At the stove the woman had not only paid Faris no regard, quickly turning aside, but there had also been a kind of scowl flashed. Something that was not to be endured.
— I'm not going to accept that, Faris declared, turning on his heels and allegro down the steps.
The not uncommon reception from the wary Chinese here, that was in marked contrast to the ready and generous Indos at virtually any encounter. It prompted Faris to recall the terror at the fall of Soeharto.
A room opposite the reception desk at another generic hotel turned out to be the music school Sul had mentioned a number of times, piano one side and two electric keyboards opposite. Dark, drab and tight, the high ceiling was the small concession.
Approaching his mid-seventies, Faris carried a paunch that resulted in a heavy tread. Melanomas had long threatened his pale skin and the last of the teeth were going. (Poor maintenance in earlier years was owned.)
Whereupon at the keys in this lacklustre, unpromising space, a young, energetic and astoundingly nimble sprite suddenly leapt out, as if from behind a fern, with a Rameau improvisation that had been developed decades back by the talented young pianist and his teacher.

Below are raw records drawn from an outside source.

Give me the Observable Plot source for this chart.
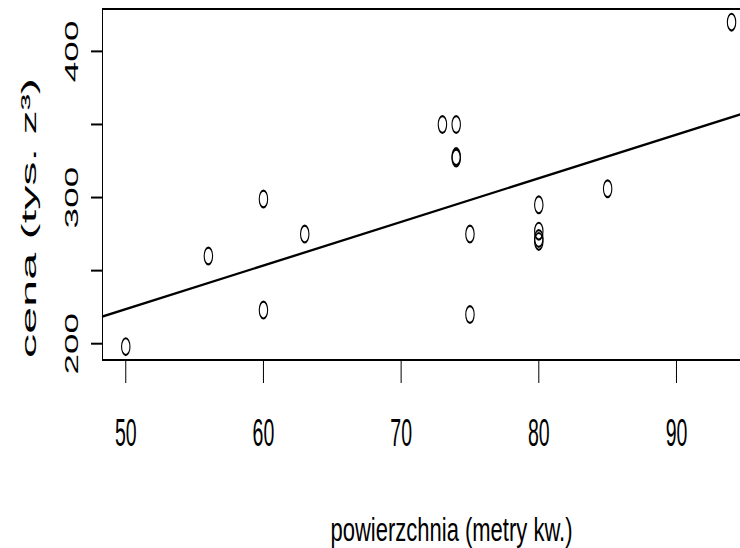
<!DOCTYPE html>
<html>
<head>
<meta charset="utf-8">
<script src="https://cdn.jsdelivr.net/npm/d3@7"></script>
<script src="https://cdn.jsdelivr.net/npm/@observablehq/plot@0.6"></script>
<style>
  html, body { margin: 0; padding: 0; background: #fff; }
  #chart svg { display: block; }
</style>
</head>
<body>
<div id="chart"></div>
<script>
// Data
const area  = [50, 56, 60, 60, 63, 73, 74, 74, 74, 75, 75, 80, 80, 80, 80, 85, 94];
const price = [198, 260, 299, 223, 275, 350, 350, 327, 328, 275, 220, 295, 277, 272, 270, 306, 420];
const xTicks = [50, 60, 70, 80, 90];
const yTicks = [200, 250, 300, 350, 400];
const yLabels = [200, 300, 400];
const xTitle = "powierzchnia (metry kw.)";
const yTitle = "cena (tys. z³)";

const data = area.map((a, i) => ({area: a, price: price[i]}));

// least-squares fit (abline over the full plot region)
const mx = d3.mean(area), my = d3.mean(price);
const slope = d3.sum(data, d => (d.area - mx) * (d.price - my)) / d3.sum(data, d => (d.area - mx) ** 2);
const intercept = my - slope * mx;

const xDomain = [48.31, 94.65];
const yDomain = [188.85, 429.0];
const fitLine = xDomain.map(x => ({area: x, price: intercept + slope * x}));

const font = "Liberation Sans, Arial, Helvetica, sans-serif";
const VW = 740, VH = 274; // virtual size, stretched to 740x548

const chart = Plot.plot({
  width: VW,
  height: VH,
  marginLeft: 102,
  marginRight: 0,
  marginTop: 4,
  marginBottom: 94.5,
  style: {fontFamily: font, color: "black", background: "white"},
  x: {domain: xDomain},
  y: {domain: yDomain},
  marks: [
    Plot.ruleY([yDomain[1]], {stroke: "black", strokeWidth: 1}),
    Plot.ruleY([yDomain[0]], {stroke: "black", strokeWidth: 1}),
    Plot.ruleX([xDomain[0]], {stroke: "black", strokeWidth: 1}),
    Plot.axisX({anchor: "bottom", ticks: xTicks, tickSize: 12, tickPadding: 17, fontSize: 19.5, label: null, stroke: "black", strokeWidth: 1, tickFormat: d => String(d)}),
    Plot.axisY({anchor: "left", ticks: yTicks, tickSize: 11, tickFormat: () => "", label: null, stroke: "black", strokeWidth: 1}),
    Plot.text(yLabels, {y: d => d, frameAnchor: "left", dx: -30.5, rotate: -90, text: d => String(d), fontSize: 18.5, textAnchor: "middle", lineAnchor: "middle", fill: "black"}),
    Plot.text([yTitle], {frameAnchor: "left", dx: -73, dy: 16.75, rotate: -90, text: d => d, fontSize: 20, textAnchor: "middle", lineAnchor: "middle", fill: "black", className: "ytitle"}),
    Plot.text([xTitle], {frameAnchor: "bottom", dx: 30, dy: 90.5, text: d => d, fontSize: 17, textAnchor: "middle", lineAnchor: "bottom", fill: "black", className: "xtitle"}),
    Plot.line(fitLine, {x: "area", y: "price", stroke: "black", strokeWidth: 1.2}),
    Plot.dot(data, {x: "area", y: "price", r: 4.2, stroke: "black", strokeWidth: 1.1, fill: "none"})
  ]
});

// stretch the virtual canvas to the reference's aspect
chart.setAttribute("width", 740);
chart.setAttribute("height", 548);
chart.setAttribute("viewBox", `0 0 ${VW} ${VH}`);
chart.setAttribute("preserveAspectRatio", "none");
chart.style.width = "740px";
chart.style.height = "548px";
chart.style.maxWidth = "none";

d3.select(chart).selectAll(".xtitle text").attr("textLength", 242).attr("lengthAdjust", "spacingAndGlyphs");
d3.select(chart).selectAll(".ytitle text").attr("textLength", 140).attr("lengthAdjust", "spacingAndGlyphs");

document.getElementById("chart").appendChild(chart);
</script>
</body>
</html>
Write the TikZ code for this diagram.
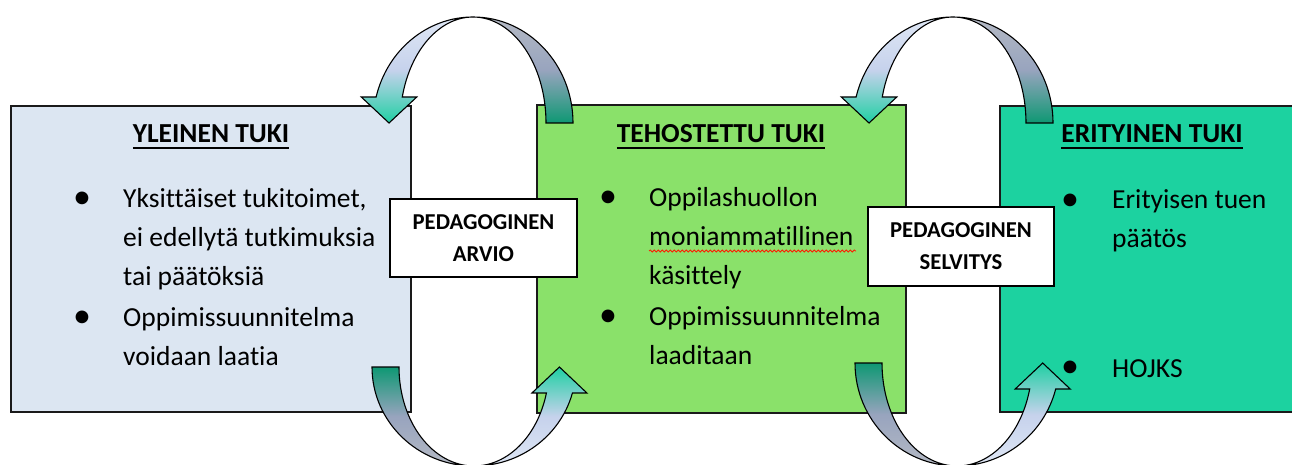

Here were racing passages, feinted returns, virtuoso dashes and plunges into sudden depths. The sweep of the movement, its intricacy and force, took a listener away on a breathless chase. You sat flushed listening to that boundless elan.
After the Rameau introduction in the eighteenth century the program progressed steadily in the direction of the present. Two Beethovens and a Schubert were included, before Faris rounded back to Mozart for the finale.
In the event the piece might be found corny, an apology from Faris had preceded the Fur Elise.
The Schubert recalled Faris to Brahmas' love for his friend's wife, Clara. Being a gentleman, Johannes had restrained himself, channeling his feeling into his music, Faris explained.
Closely acquainted with unrequited love himself, as was to shortly emerge, Faris infused his interpretations here with the ache of years past.
In earlier years Beethoven had been Faris's favourite; since the colossus had been replaced by Mozart, who gave some little trouble that morning.
The small room contained all this swelling force unleashed by the Arizonan convert, at Rp25,000 for the half hour. On entry it had been assumed the owner of the hotel indulged the old man, providing access to the instrument. It was a small sum to provide for the privilege of the performance.
Outside returning via the bubur stall, the treacherous, broken pavement needed to be negotiated, piles of soft volcanic dirt in a number of places underfoot and pungent fumes from the road, all of which had not been anywhere apparent earlier coming out.
It was often thus after the music, Faris remarked enigmatically.
Faris had forgotten his mask and cap at the hotel. (2014 well before the Pandemic of course. For a number of years Faris had been using some kind of mask against the traffic fumes. Many of the becaks were beginning just then to convert to motorisation, which Faris decried.)